If you’re using RStudio on Windows, it’s a lot easier: create a DSN using your ODBC Data Sources.
Finally, using SQL Server R Services:
So, what’s the major use of SQL Server R Services? Early on, I see batch processing as the main driver here. The whole point of getting involved with Revolution R is to create sever-quality R, so imagine a SQL Agent job which runs this procedure once a night against some raw data set. The R job could build a model, process that data, and return a result set. You take that result set and feed it into a table for reporting purposes. I’d like to see more uses, but this is probably the first one we’ll see in the wild.
It’s a preview of a V1 product. Keep that in mind.
The first and third posts are for CTP 3, so beware the time-sensitive material warnings.
Mickey Stuewe hosted T-SQL Tuesday this month. Her topic: data modeling gone wrong.

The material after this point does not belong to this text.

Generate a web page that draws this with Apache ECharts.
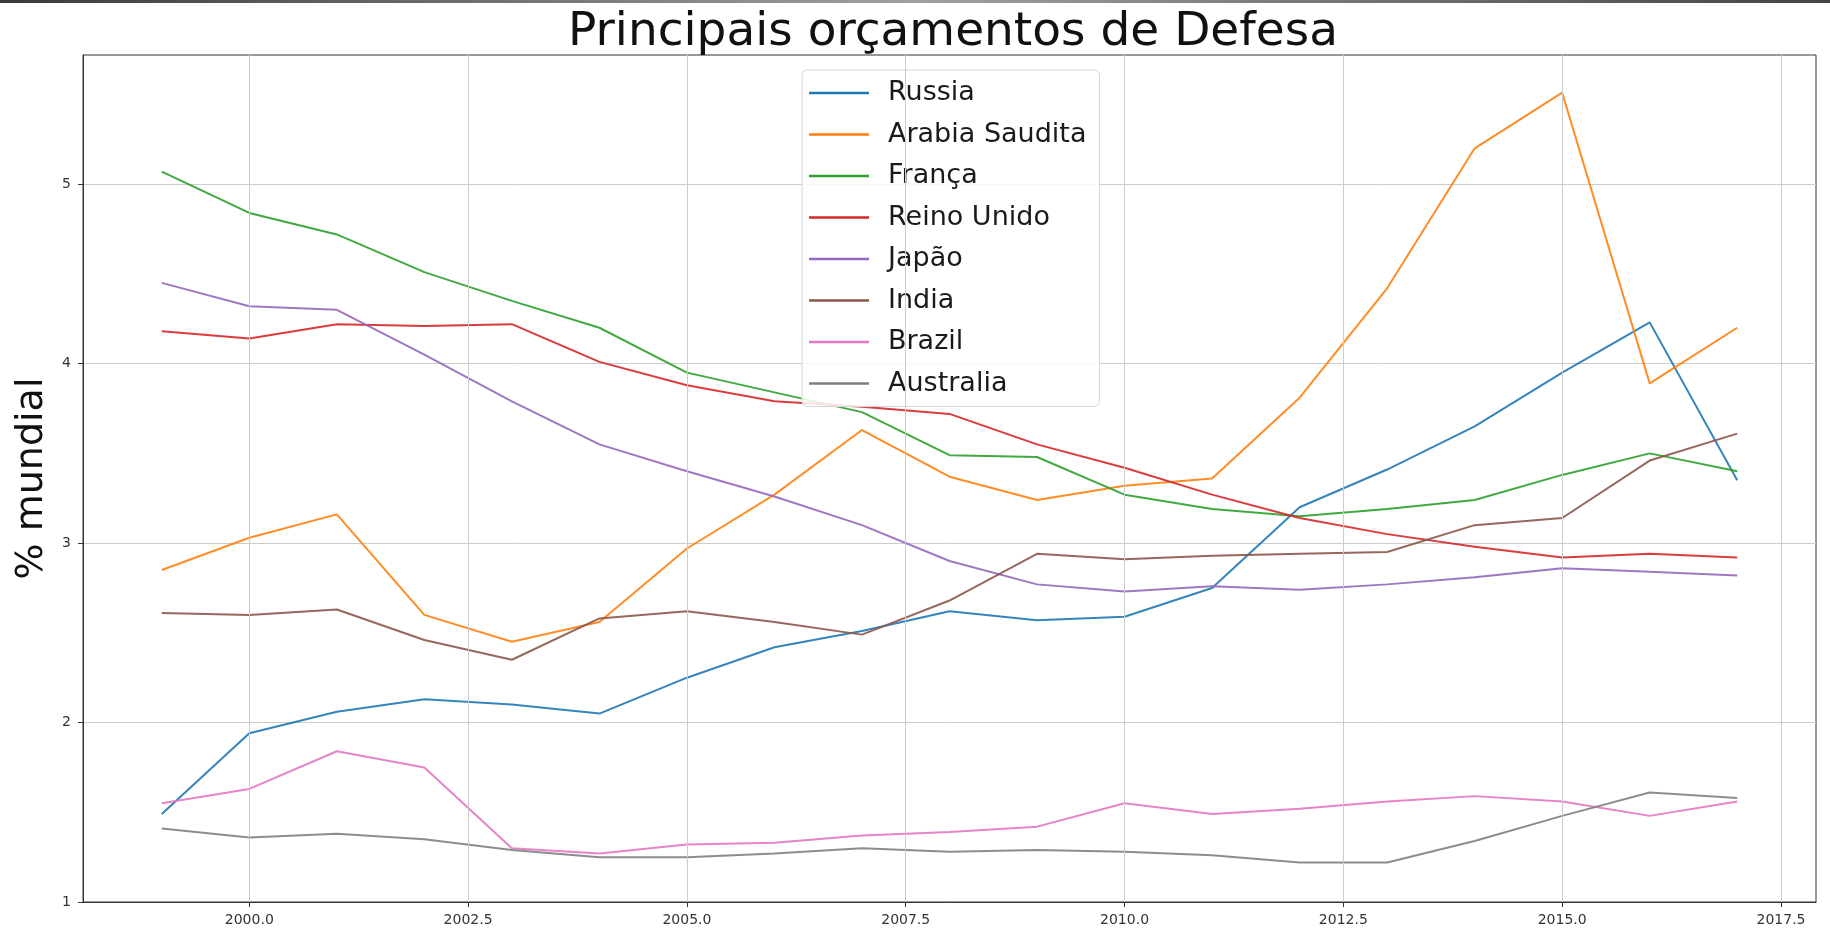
<!DOCTYPE html>
<html>
<head>
<meta charset="utf-8">
<script src="https://cdn.jsdelivr.net/npm/echarts@6/dist/echarts.min.js"></script>
<style>
  html, body { margin: 0; padding: 0; background: #fff; }
  #main { width: 1830px; height: 933px; }
</style>
</head>
<body>
<div id="main"></div>
<script>
  // dados (% do gasto militar mundial)
  var anos = [1999, 2000, 2001, 2002, 2003, 2004, 2005, 2006, 2007, 2008, 2009, 2010, 2011, 2012, 2013, 2014, 2015, 2016, 2017];
  var russia    = [1.49, 1.94, 2.06, 2.13, 2.10, 2.05, 2.25, 2.42, 2.51, 2.62, 2.57, 2.59, 2.75, 3.20, 3.41, 3.65, 3.95, 4.23, 3.35];
  var arabia    = [2.85, 3.03, 3.16, 2.60, 2.45, 2.56, 2.97, 3.27, 3.63, 3.37, 3.24, 3.32, 3.36, 3.81, 4.42, 5.20, 5.51, 3.89, 4.20];
  var franca    = [5.07, 4.84, 4.72, 4.51, 4.35, 4.20, 3.95, 3.84, 3.73, 3.49, 3.48, 3.27, 3.19, 3.15, 3.19, 3.24, 3.38, 3.50, 3.40];
  var reino     = [4.18, 4.14, 4.22, 4.21, 4.22, 4.01, 3.88, 3.79, 3.76, 3.72, 3.55, 3.42, 3.27, 3.14, 3.05, 2.98, 2.92, 2.94, 2.92];
  var japao     = [4.45, 4.32, 4.30, 4.05, 3.79, 3.55, 3.40, 3.26, 3.10, 2.90, 2.77, 2.73, 2.76, 2.74, 2.77, 2.81, 2.86, 2.84, 2.82];
  var india     = [2.61, 2.60, 2.63, 2.46, 2.35, 2.58, 2.62, 2.56, 2.49, 2.68, 2.94, 2.91, 2.93, 2.94, 2.95, 3.10, 3.14, 3.46, 3.61];
  var brazil    = [1.55, 1.63, 1.84, 1.75, 1.30, 1.27, 1.32, 1.33, 1.37, 1.39, 1.42, 1.55, 1.49, 1.52, 1.56, 1.59, 1.56, 1.48, 1.56];
  var australia = [1.41, 1.36, 1.38, 1.35, 1.29, 1.25, 1.25, 1.27, 1.30, 1.28, 1.29, 1.28, 1.26, 1.22, 1.22, 1.34, 1.48, 1.61, 1.58];

  var nomes = ['Russia', 'Arabia Saudita', 'França', 'Reino Unido', 'Japão', 'India', 'Brazil', 'Australia'];
  var valores = [russia, arabia, franca, reino, japao, india, brazil, australia];
  var cores = ['#1f77b4', '#ff7f0e', '#2ca02c', '#d62728', '#9467bd', '#8c564b', '#e377c2', '#7f7f7f'];

  var xTicks = [2000, 2002.5, 2005, 2007.5, 2010, 2012.5, 2015, 2017.5];
  var yTicks = [1, 2, 3, 4, 5];

  var fonte = 'DejaVu Sans';
  var corGrade = '#cccccc';

  var myChart = echarts.init(document.getElementById('main'));

  var series = [];
  // linhas verticais da grade
  series.push({
    name: 'grade',
    type: 'line',
    data: [],
    silent: true,
    z: 1,
    markLine: {
      silent: true,
      symbol: 'none',
      animation: false,
      label: { show: false },
      lineStyle: { color: corGrade, width: 1, type: 'solid' },
      data: xTicks.map(function (v) { return { xAxis: v }; })
    }
  });
  for (var i = 0; i < nomes.length; i++) {
    series.push({
      name: nomes[i],
      type: 'line',
      symbol: 'none',
      z: 3,
      lineStyle: { color: cores[i], width: 2, opacity: 0.9 },
      itemStyle: { color: cores[i] },
      data: anos.map(function (a, k) { return [a, valores[i][k]]; })
    });
  }

  var option = {
    animation: false,
    backgroundColor: '#ffffff',
    title: {
      text: 'Principais orçamentos de Defesa',
      left: 948,
      top: 4,
      textAlign: 'center',
      textStyle: { fontFamily: fonte, fontSize: 47, fontWeight: 'normal', color: '#111' }
    },
    legend: {
      data: nomes,
      orient: 'vertical',
      left: 802,
      top: 70,
      padding: [8, 13, 8, 7],
      icon: 'rect',
      itemWidth: 60,
      itemHeight: 2.5,
      itemGap: 11.5,
      backgroundColor: 'rgba(255,255,255,0.85)',
      borderColor: '#d6d6d6',
      borderWidth: 1,
      borderRadius: 5,
      textStyle: { fontFamily: fonte, fontSize: 27, color: '#1a1a1a', lineHeight: 30, padding: [0, 0, 0, 14] }
    },
    grid: {
      left: 83,
      right: 14,
      top: 55,
      bottom: 31,
      show: true,
      borderColor: '#333',
      borderWidth: 1,
      containLabel: false
    },
    xAxis: {
      type: 'value',
      min: 1998.1,
      max: 2017.9,
      axisLine: { show: true, lineStyle: { color: '#333', width: 1 } },
      axisTick: { show: true, length: 5, customValues: xTicks, lineStyle: { color: '#333' } },
      axisLabel: {
        customValues: xTicks,
        margin: 11,
        fontFamily: fonte,
        fontSize: 14,
        color: '#333',
        formatter: function (v) { return v.toFixed(1); }
      },
      splitLine: { show: false }
    },
    yAxis: {
      type: 'value',
      min: 1,
      max: 5.72,
      interval: 1,
      name: '% mundial',
      nameLocation: 'middle',
      nameGap: 20,
      nameRotate: 90,
      nameTextStyle: { fontFamily: fonte, fontSize: 38, color: '#111' },
      axisLine: { show: true, lineStyle: { color: '#333', width: 1 } },
      axisTick: { show: true, length: 5, customValues: yTicks, lineStyle: { color: '#333' } },
      axisLabel: {
        customValues: yTicks,
        margin: 12,
        fontFamily: fonte,
        fontSize: 14,
        color: '#333'
      },
      splitLine: { show: true, lineStyle: { color: corGrade, width: 1 } }
    },
    graphic: [{
      type: 'rect',
      left: 0,
      top: 0,
      shape: { width: 1830, height: 3 },
      style: {
        fill: new echarts.graphic.LinearGradient(0, 0, 1, 0, [
          { offset: 0, color: '#3a3a3a' },
          { offset: 0.5, color: '#a0a0a0' },
          { offset: 1, color: '#444444' }
        ])
      },
      silent: true
    }],
    series: series
  };

  myChart.setOption(option);
</script>
</body>
</html>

A few choice posts on the topic follow.
One of the problems I’ve seen with careless use of surrogate keys are the duplication of natural keys. Quite often it’s overlooked that the natural key still needs to have a unique constraint. Without it, the reporting team ends up having to use MAX or DISTINCT to get the latest instance of the natural key, or SSIS packages are needed to clean up the duplicates. This can be compounded with many-to-many tables.
Surrogate keys are not replacements for natural keys; they are physical implementation mechanisms to make your life easier.
Rob Farley wants you to think about design and whether your warehouse is built in a way that helps the business:
Many data professionals look at a data warehouse as a platform for reporting, built according to the available data sources. I disagree with this.
The models within a data warehouse should describe the business. If it doesn’t, it’s a data model gone wrong.
What is the central thing that your business does? What is the main interest point? What do you need to look after? For me, this forms the core of the warehouse.
Thomas Rushton says name your stuff right. Picking the right name can be difficult. “Field1” probably isn’t the right name, though.
The tools for securely backing up computers, Web sites, data, and even entire hard drives have never been more affordable and ubiquitous. So there is zero excuse for not developing and sticking with a good backup strategy, whether you’re a home user or a Web site administrator.
PC World last year published a decent guide for Windows users who wish to take advantage of the the OS’s built-in backup capabilities. I’ve personally used Acronis and Macrium products, and find both do a good job making it easy to back up your rig. The main thing is to get into a habit of doing regular backups.
There are good guides all over the Internet showing users how to securely back up Linux systems (here’s one). Others tutorials are more OS-specific. For example, here’s a sensible backup approach for Debian servers. I’d like to hear from readers about their backup strategies — what works — particularly from those who maintain Linux-based Web servers like Apache and Nginx.
This article doesn’t directly relate to SQL Server, but it does act as a nice reminder: go make sure you have good backups. Of everything.